The Curious Case of “Translator’s Style”: What can Corpus Stylistics and Cognitive Poetics Tell us about the Mind Style of the Translator?

Document Type : Original Article

Author

Department of English, Faculty of Al-Alsun (Languages), Ain Shams University, Egypt.

Abstract

If style in general is difficult to nail down, translator’s style is obstinately even more elusive. The phenomenon of “Mind Style” has been researched with a narrow focus on the author, or the characters/narrators of a fictional text and their idiosyncratic, or abnormal, perception of the world.
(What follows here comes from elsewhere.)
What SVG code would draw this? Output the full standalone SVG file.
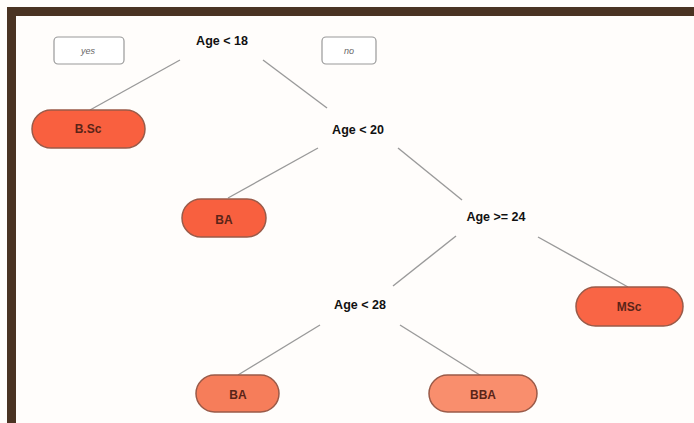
<svg xmlns="http://www.w3.org/2000/svg" width="694" height="423" viewBox="0 0 694 423">
<style>
.lbl{font-family:"Liberation Sans",Arial,sans-serif;font-weight:bold;font-size:12.5px;fill:#111;text-anchor:middle}
.leaf rect{stroke:#9a5a48;stroke-width:1.5}
.leaf text{font-family:"Liberation Sans",Arial,sans-serif;font-weight:bold;font-size:12px;fill:#5a2418;text-anchor:middle}
.tag rect{fill:#fff;stroke:#999;stroke-width:1.2}
.tag text{font-family:"Liberation Sans",Arial,sans-serif;font-style:italic;font-size:9px;fill:#666;text-anchor:middle}
#connectors line{stroke:#9a9a9a;stroke-width:1.4}
</style>
<rect width="694" height="423" fill="#fffdfb"/>
<rect x="7" y="7" width="687" height="9" fill="#4a3322"/>
<rect x="7" y="7" width="9" height="416" fill="#4a3322"/>
<g id="tag-yes" class="tag"><rect x="54" y="37" width="70" height="27" rx="4"/><text x="88" y="54">yes</text></g>
<g id="tag-no" class="tag"><rect x="322" y="37" width="54" height="27" rx="4"/><text x="349" y="54">no</text></g>
<g id="connectors">
<line x1="180" y1="60" x2="90" y2="110"/>
<line x1="263" y1="60" x2="327" y2="108"/>
<line x1="318" y1="148" x2="228" y2="198"/>
<line x1="398" y1="148" x2="462" y2="200"/>
<line x1="456" y1="236" x2="393" y2="286"/>
<line x1="538" y1="237" x2="628" y2="287"/>
<line x1="320" y1="325" x2="238" y2="375"/>
<line x1="400" y1="325" x2="483" y2="377"/>
</g>
<g id="n-age18"><text class="lbl" x="222" y="45">Age &lt; 18</text></g>
<g id="n-age20"><text class="lbl" x="358" y="134">Age &lt; 20</text></g>
<g id="n-age24"><text class="lbl" x="496" y="221">Age &gt;= 24</text></g>
<g id="n-age28"><text class="lbl" x="360" y="309">Age &lt; 28</text></g>
<g id="leaf-bsc" class="leaf"><rect x="32" y="110" width="113" height="38" rx="19" fill="#f9603f"/><text x="88" y="133">B.Sc</text></g>
<g id="leaf-ba1" class="leaf"><rect x="182" y="199" width="84" height="38" rx="19" fill="#f8603f"/><text x="224" y="224">BA</text></g>
<g id="leaf-msc" class="leaf"><rect x="576" y="287" width="107" height="39" rx="19.5" fill="#f96545"/><text x="629" y="311">MSc</text></g>
<g id="leaf-ba2" class="leaf"><rect x="196" y="375" width="83" height="37" rx="18.5" fill="#f67d5a"/><text x="238" y="399">BA</text></g>
<g id="leaf-bba" class="leaf"><rect x="429" y="375" width="108" height="37" rx="18.5" fill="#f98e6d"/><text x="483" y="399">BBA</text></g>
</svg>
This paper uses “mind style” as a key to investigating a translator’s style, benefiting from a balanced merge between quantitative (Corpus Stylistics) and qualitative (Cognitive Poetics) approaches. It contrasts two translations into English of Naguib Mahfouz’s, 1988 Nobel Laureate, Awald Ḥaratina (The Children of our Alley). The paper quantitatively traces the two translators’ different stylistic choices and consistent patterns, and qualitatively analyzes dominant schemata and conceptual metaphors, in an attempt to identify the mind style of each translator. If a translator is a reader of the original, then he/she brings to the same text an idiosyncratic mind style based on an individual recreation of the style of the original, which defines the translator’s fingerprint. The paper concludes that each of the two translators displays persistent patterns on the micro-level which accumulatively affect the macro-level style of the text, reconstructing a cognitive state that is individual in its nature to the translator.